> **Requirement**
Identify the lines that contain the word "this", then copy them.

> **Input material**

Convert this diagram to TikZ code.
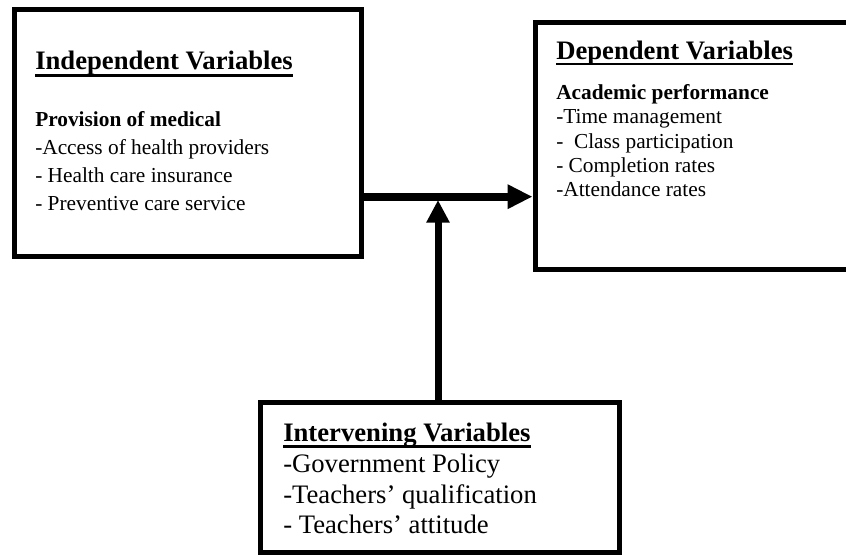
\documentclass[tikz,border=0pt]{standalone}
\usepackage{fontspec}
\setmainfont{Liberation Serif}
\usetikzlibrary{arrows.meta,fit}
\begin{document}
\begin{tikzpicture}[x=0.75pt,y=-0.75pt,
  box/.style={draw, line width=3.75pt, inner sep=0pt},
  head/.style={anchor=base west, inner sep=0pt, font=\fontsize{20}{24}\selectfont\bfseries},
  sub/.style={anchor=base west, inner sep=0pt, font=\fontsize{16}{19}\selectfont\bfseries},
  txt/.style={anchor=base west, inner sep=0pt, font=\fontsize{16}{19}\selectfont},
  big/.style={anchor=base west, inner sep=0pt, font=\fontsize{20}{24}\selectfont},
  uline/.style={line width=2pt},
  arrh/.style={line width=6pt, -{Triangle[length=18.75pt,width=17.25pt]}},
  arrv/.style={line width=5.25pt, -{Triangle[length=17pt,width=16.5pt]}}]
\useasboundingbox (0,0) rectangle (846,555);
\clip (0,0) rectangle (846,555);

% boxes
\node[box, fit={(14,10) (361.5,256.5)}] (ind) {};
\node[box, fit={(535,22.5) (870,269.5)}] (dep) {};
\node[box, fit={(260.5,402.5) (619.5,552.5)}] (iv) {};

% independent
\node[head] (h1) at (35,69.5) {Independent Variables};
\draw[uline] ([yshift=-4.5pt]h1.base west) -- ([yshift=-4.5pt]h1.base east);
\node[sub] (i0) at (35,126.7) {Provision of medical};
\node[txt] (i1) at (35,154.7) {-Access of health providers};
\node[txt] (i2) at (35,182.7) {- Health care insurance};
\node[txt] (i3) at (35,210.7) {- Preventive care service};

% dependent
\node[head] (h2) at (556,59.5) {Dependent Variables};
\draw[uline] ([yshift=-3.5pt]h2.base west) -- ([yshift=-3.5pt]h2.base east);
\node[sub] (d0) at (556,100) {Academic performance};
\node[txt] (d1) at (556,123.3) {-Time management};
\node[txt] (d2) at (556,148.3) {-\ \ Class participation};
\node[txt] (d3) at (556,172.7) {- Completion rates};
\node[txt] (d4) at (556,196.7) {-Attendance rates};

% intervening
\node[head] (h3) at (283,441.7) {Intervening Variables};
\draw[uline] ([yshift=-3.5pt]h3.base west) -- ([yshift=-3.5pt]h3.base east);
\node[big] (v1) at (283,472.7) {-Government Policy};
\node[big] (v2) at (283,503.3) {-Teachers’ qualification};
\node[big] (v3) at (283,533.3) {- Teachers’ attitude};

% connectors
\coordinate (j) at (438,196.7);
\coordinate (vt) at (438,200);
\draw[arrh] (ind.east |- j) -- (dep.west |- j);
\draw[arrv] (iv.north -| vt) -- (vt);
\end{tikzpicture}
\end{document}
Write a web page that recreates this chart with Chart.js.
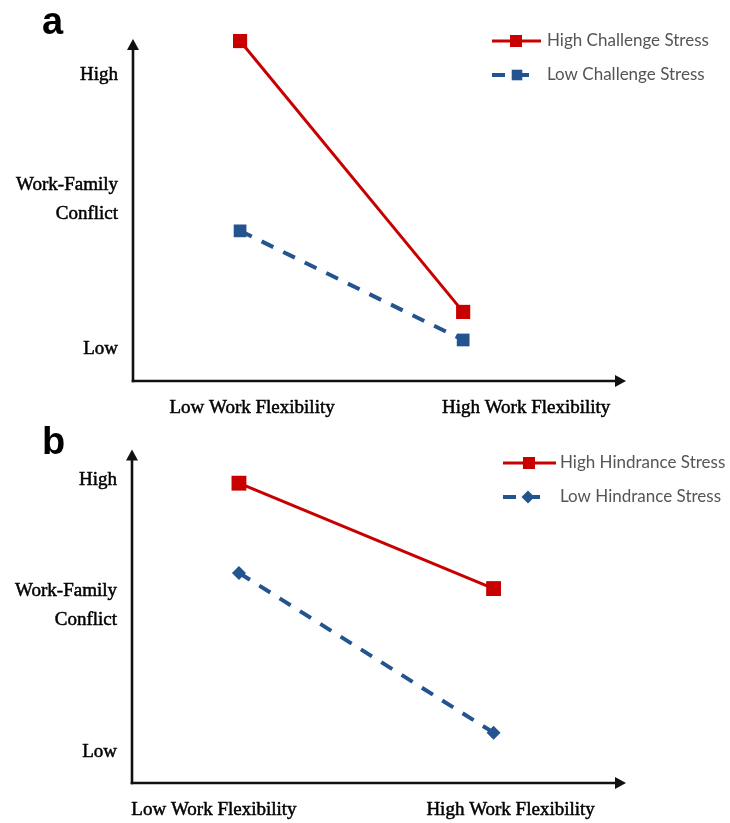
<!DOCTYPE html>
<html>
<head>
<meta charset="utf-8">
<script src="https://cdn.jsdelivr.net/npm/chart.js@4/dist/chart.umd.min.js"></script>
<style>
  html, body { margin: 0; padding: 0; background: #fff; }
  .panel { position: relative; width: 730px; }
  #panelA { height: 420px; }
  #panelB { height: 403px; }
  canvas { display: block; }
</style>
</head>
<body>
<div class="panel" id="panelA"><canvas id="chartA"></canvas></div>
<div class="panel" id="panelB"><canvas id="chartB"></canvas></div>
<script>
// Simple-slopes data: work-family conflict at low / high work flexibility
const flexibility = ['Low Work Flexibility', 'High Work Flexibility'];
const levelLabels = ['High', 'Low'];
const conflictTitle = ['Work-Family', 'Conflict'];

// (a) challenge stress
const highChallenge = [9.94, 2.02];
const lowChallenge = [4.39, 1.20];
const levelTicksA = [8.95, 0.94];

// (b) hindrance stress
const highHindrance = [8.99, 5.83];
const lowHindrance = [6.30, 1.51];
const levelTicksB = [9.08, 0.92];

const RED = '#C80000';
const BLUE = '#24548F';
const SERIF = '"Liberation Serif", "Times New Roman", serif';
const SANS = 'Lato, "Open Sans", sans-serif';

const toPoints = vals => flexibility.map((_, i) => ({ x: i, y: vals[i] }));

// Draws arrowed axes, category labels, panel letter and the line+marker legend
const slopeDecor = {
  id: 'slopeDecor',
  beforeDatasetsDraw(chart, args, opts) {
    const { ctx, chartArea: { left, right, top, bottom } } = chart;
    ctx.save();
    ctx.strokeStyle = '#111';
    ctx.fillStyle = '#111';
    ctx.lineWidth = 2.6;
    const head = 11, half = 6;
    // y axis
    ctx.beginPath();
    ctx.moveTo(left, bottom + 1.3);
    ctx.lineTo(left, top + head - 1);
    ctx.stroke();
    ctx.beginPath();
    ctx.moveTo(left, top);
    ctx.lineTo(left - half, top + head);
    ctx.lineTo(left + half, top + head);
    ctx.closePath();
    ctx.fill();
    // x axis
    ctx.beginPath();
    ctx.moveTo(left - 1.3, bottom);
    ctx.lineTo(right - head + 1, bottom);
    ctx.stroke();
    ctx.beginPath();
    ctx.moveTo(right, bottom);
    ctx.lineTo(right - head, bottom - half);
    ctx.lineTo(right - head, bottom + half);
    ctx.closePath();
    ctx.fill();
    ctx.restore();
  },
  afterDraw(chart, args, opts) {
    const { ctx, chartArea: { bottom } } = chart;
    const xs = chart.scales.x;
    ctx.save();
    // category labels under the x axis
    ctx.fillStyle = '#000';
    ctx.strokeStyle = '#000';
    ctx.lineWidth = 0.5;
    ctx.font = '19px ' + SERIF;
    ctx.textAlign = 'center';
    ctx.textBaseline = 'middle';
    flexibility.forEach((label, i) => {
      const px = xs.getPixelForValue(i) + opts.labelShift[i];
      const py = bottom + opts.labelGap;
      ctx.fillText(label, px, py);
      ctx.strokeText(label, px, py);
    });
    // panel letter
    ctx.font = 'bold 38px "Liberation Sans", Arial, sans-serif';
    ctx.textAlign = 'left';
    ctx.textBaseline = 'alphabetic';
    ctx.fillText(opts.letter, 42, 34);
    // legend
    chart.data.datasets.forEach((ds, i) => {
      const item = opts.legend[i];
      ctx.save();
      ctx.strokeStyle = ds.borderColor;
      ctx.lineWidth = ds.borderWidth;
      ctx.setLineDash(ds.borderDash || []);
      ctx.beginPath();
      ctx.moveTo(item.from, item.y);
      ctx.lineTo(item.to, item.y);
      ctx.stroke();
      ctx.setLineDash([]);
      ctx.fillStyle = ds.borderColor;
      Chart.helpers.drawPoint(ctx, {
        pointStyle: ds.pointStyle, radius: item.radius, rotation: 0, borderWidth: 0
      }, item.marker, item.y);
      ctx.restore();
      ctx.fillStyle = '#555';
      ctx.font = opts.legendFont;
      ctx.textAlign = 'left';
      ctx.textBaseline = 'middle';
      ctx.fillText(ds.label, opts.legendTextX, item.y);
    });
    ctx.restore();
  }
};

function makePanel(canvasId, cfg) {
  const yTicks = [
    { value: cfg.levels[0], label: levelLabels[0] },
    { value: 5.31, label: conflictTitle },
    { value: cfg.levels[1], label: levelLabels[1] }
  ];
  return new Chart(document.getElementById(canvasId), {
    type: 'line',
    data: { datasets: cfg.datasets },
    plugins: [slopeDecor],
    options: {
      responsive: true,
      maintainAspectRatio: false,
      animation: false,
      events: [],
      layout: { padding: cfg.padding },
      plugins: {
        legend: { display: false },
        tooltip: { enabled: false },
        slopeDecor: cfg.decor
      },
      scales: {
        x: { type: 'linear', display: false, min: cfg.xRange[0], max: cfg.xRange[1] },
        y: {
          type: 'linear', min: 0, max: 10,
          border: { display: false },
          grid: { display: false, drawTicks: false },
          afterBuildTicks: s => { s.ticks = yTicks.map(t => ({ value: t.value })); },
          afterFit: s => { s.width = cfg.axisLeft; },
          ticks: {
            autoSkip: false,
            padding: 15,
            color: '#000',
            textStrokeColor: '#000',
            textStrokeWidth: 0.5,
            font: { family: SERIF, size: 19, lineHeight: 29 / 19 },
            callback: (v, i) => yTicks[i].label
          }
        }
      }
    }
  });
}

makePanel('chartA', {
  axisLeft: 133,
  xRange: [-0.48, 1.73],
  levels: levelTicksA,
  padding: { top: 39, bottom: 39, left: 0, right: 104 },
  datasets: [
    {
      label: 'High Challenge Stress', data: toPoints(highChallenge),
      borderColor: RED, backgroundColor: RED, borderWidth: 3,
      pointStyle: 'rect', pointRadius: 10, pointBorderWidth: 0, clip: false
    },
    {
      label: 'Low Challenge Stress', data: toPoints(lowChallenge),
      borderColor: BLUE, backgroundColor: BLUE, borderWidth: 4, borderDash: [13, 11],
      pointStyle: 'rect', pointRadius: 9, pointBorderWidth: 0, clip: false
    }
  ],
  decor: {
    letter: 'a',
    labelShift: [12, 63],
    labelGap: 27,
    legendFont: '17px ' + SANS,
    legendTextX: 547,
    legend: [
      { y: 41, from: 492, to: 541, marker: 516, radius: 8.5 },
      { y: 75, from: 492, to: 532, marker: 517, radius: 7.5 }
    ]
  }
});

makePanel('chartB', {
  axisLeft: 132,
  xRange: [-0.42, 1.52],
  levels: levelTicksB,
  padding: { top: 25, bottom: 40, left: 0, right: 104 },
  datasets: [
    {
      label: 'High Hindrance Stress', data: toPoints(highHindrance),
      borderColor: RED, backgroundColor: RED, borderWidth: 3,
      pointStyle: 'rect', pointRadius: 10.5, pointBorderWidth: 0, clip: false
    },
    {
      label: 'Low Hindrance Stress', data: toPoints(lowHindrance),
      borderColor: BLUE, backgroundColor: BLUE, borderWidth: 4, borderDash: [13, 11],
      pointStyle: 'rectRot', pointRadius: 7, pointBorderWidth: 0, clip: false
    }
  ],
  decor: {
    letter: 'b',
    labelShift: [-25, 17],
    labelGap: 27,
    legendFont: '17px ' + SANS,
    legendTextX: 560,
    legend: [
      { y: 463, from: 503, to: 556, marker: 529, radius: 8.5 },
      { y: 497, from: 503, to: 543, marker: 528, radius: 6.5 }
    ].map(l => ({ ...l, y: l.y - 420 }))
  }
});
</script>
</body>
</html>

> **Exercise answer**
Convert this diagram to TikZ code.
Write a web page that recreates this chart with Chart.js.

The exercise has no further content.